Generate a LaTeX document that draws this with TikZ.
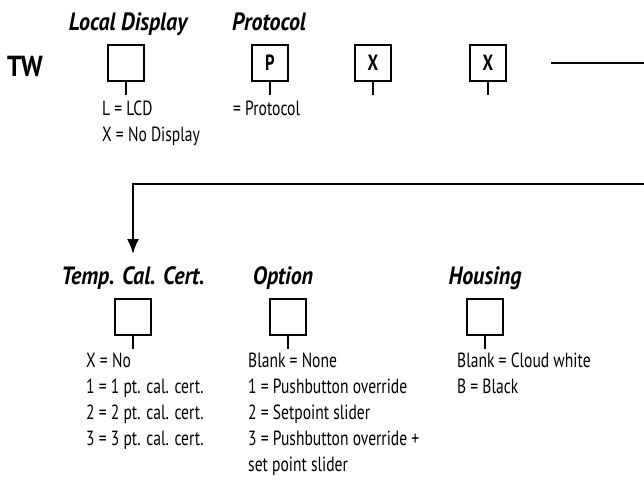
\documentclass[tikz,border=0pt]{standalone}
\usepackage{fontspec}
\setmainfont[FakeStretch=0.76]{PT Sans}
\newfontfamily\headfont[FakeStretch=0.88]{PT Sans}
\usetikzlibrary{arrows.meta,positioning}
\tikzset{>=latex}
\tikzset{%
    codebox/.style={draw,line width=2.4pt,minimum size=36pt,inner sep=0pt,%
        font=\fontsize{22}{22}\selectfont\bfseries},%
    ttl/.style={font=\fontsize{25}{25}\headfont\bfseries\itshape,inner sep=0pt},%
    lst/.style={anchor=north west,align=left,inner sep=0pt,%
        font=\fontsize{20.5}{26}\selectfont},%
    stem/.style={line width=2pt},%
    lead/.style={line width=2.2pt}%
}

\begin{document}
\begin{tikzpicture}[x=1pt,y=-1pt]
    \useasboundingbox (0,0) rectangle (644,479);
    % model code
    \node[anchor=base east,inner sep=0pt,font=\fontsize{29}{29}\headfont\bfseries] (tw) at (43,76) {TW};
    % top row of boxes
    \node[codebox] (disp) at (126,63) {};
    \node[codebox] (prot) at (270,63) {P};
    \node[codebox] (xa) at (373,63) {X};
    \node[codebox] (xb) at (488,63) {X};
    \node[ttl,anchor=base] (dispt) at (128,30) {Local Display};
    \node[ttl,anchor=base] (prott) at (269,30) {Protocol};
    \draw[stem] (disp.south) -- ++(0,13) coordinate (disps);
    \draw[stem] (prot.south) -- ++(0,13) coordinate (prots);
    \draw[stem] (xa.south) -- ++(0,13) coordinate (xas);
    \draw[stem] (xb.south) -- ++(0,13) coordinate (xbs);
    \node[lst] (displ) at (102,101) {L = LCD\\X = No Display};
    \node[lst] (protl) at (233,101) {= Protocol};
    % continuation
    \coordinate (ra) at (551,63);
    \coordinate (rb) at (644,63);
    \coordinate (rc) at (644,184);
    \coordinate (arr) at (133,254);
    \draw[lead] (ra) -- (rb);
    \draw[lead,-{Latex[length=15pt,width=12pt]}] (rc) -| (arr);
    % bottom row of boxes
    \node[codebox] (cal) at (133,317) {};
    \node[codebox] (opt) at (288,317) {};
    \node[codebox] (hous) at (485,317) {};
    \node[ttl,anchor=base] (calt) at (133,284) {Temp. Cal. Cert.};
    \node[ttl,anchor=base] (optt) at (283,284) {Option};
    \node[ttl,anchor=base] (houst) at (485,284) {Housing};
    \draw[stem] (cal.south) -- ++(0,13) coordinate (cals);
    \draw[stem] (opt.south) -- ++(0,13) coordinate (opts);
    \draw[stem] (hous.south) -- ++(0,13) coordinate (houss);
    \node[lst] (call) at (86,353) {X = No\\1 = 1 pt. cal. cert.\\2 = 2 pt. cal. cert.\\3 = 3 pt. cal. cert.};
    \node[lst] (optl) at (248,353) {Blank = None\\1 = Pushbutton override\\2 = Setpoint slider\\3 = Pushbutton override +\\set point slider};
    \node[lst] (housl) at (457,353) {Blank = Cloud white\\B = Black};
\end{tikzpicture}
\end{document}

━━━━━━━━

■ **TASK DESCRIPTION**: Copy out the data above exactly, except the pictures.

■ **EXERCISE OUTPUT**:
Generate a LaTeX document that draws this with TikZ.
\documentclass[tikz,border=0pt]{standalone}
\usepackage{fontspec}
\setmainfont[FakeStretch=0.76]{PT Sans}
\newfontfamily\headfont[FakeStretch=0.88]{PT Sans}
\usetikzlibrary{arrows.meta,positioning}
\tikzset{>=latex}
\tikzset{%
    codebox/.style={draw,line width=2.4pt,minimum size=36pt,inner sep=0pt,%
        font=\fontsize{22}{22}\selectfont\bfseries},%
    ttl/.style={font=\fontsize{25}{25}\headfont\bfseries\itshape,inner sep=0pt},%
    lst/.style={anchor=north west,align=left,inner sep=0pt,%
        font=\fontsize{20.5}{26}\selectfont},%
    stem/.style={line width=2pt},%
    lead/.style={line width=2.2pt}%
}

\begin{document}
\begin{tikzpicture}[x=1pt,y=-1pt]
    \useasboundingbox (0,0) rectangle (644,479);
    % model code
    \node[anchor=base east,inner sep=0pt,font=\fontsize{29}{29}\headfont\bfseries] (tw) at (43,76) {TW};
    % top row of boxes
    \node[codebox] (disp) at (126,63) {};
    \node[codebox] (prot) at (270,63) {P};
    \node[codebox] (xa) at (373,63) {X};
    \node[codebox] (xb) at (488,63) {X};
    \node[ttl,anchor=base] (dispt) at (128,30) {Local Display};
    \node[ttl,anchor=base] (prott) at (269,30) {Protocol};
    \draw[stem] (disp.south) -- ++(0,13) coordinate (disps);
    \draw[stem] (prot.south) -- ++(0,13) coordinate (prots);
    \draw[stem] (xa.south) -- ++(0,13) coordinate (xas);
    \draw[stem] (xb.south) -- ++(0,13) coordinate (xbs);
    \node[lst] (displ) at (102,101) {L = LCD\\X = No Display};
    \node[lst] (protl) at (233,101) {= Protocol};
    % continuation
    \coordinate (ra) at (551,63);
    \coordinate (rb) at (644,63);
    \coordinate (rc) at (644,184);
    \coordinate (arr) at (133,254);
    \draw[lead] (ra) -- (rb);
    \draw[lead,-{Latex[length=15pt,width=12pt]}] (rc) -| (arr);
    % bottom row of boxes
    \node[codebox] (cal) at (133,317) {};
    \node[codebox] (opt) at (288,317) {};
    \node[codebox] (hous) at (485,317) {};
    \node[ttl,anchor=base] (calt) at (133,284) {Temp. Cal. Cert.};
    \node[ttl,anchor=base] (optt) at (283,284) {Option};
    \node[ttl,anchor=base] (houst) at (485,284) {Housing};
    \draw[stem] (cal.south) -- ++(0,13) coordinate (cals);
    \draw[stem] (opt.south) -- ++(0,13) coordinate (opts);
    \draw[stem] (hous.south) -- ++(0,13) coordinate (houss);
    \node[lst] (call) at (86,353) {X = No\\1 = 1 pt. cal. cert.\\2 = 2 pt. cal. cert.\\3 = 3 pt. cal. cert.};
    \node[lst] (optl) at (248,353) {Blank = None\\1 = Pushbutton override\\2 = Setpoint slider\\3 = Pushbutton override +\\set point slider};
    \node[lst] (housl) at (457,353) {Blank = Cloud white\\B = Black};
\end{tikzpicture}
\end{document}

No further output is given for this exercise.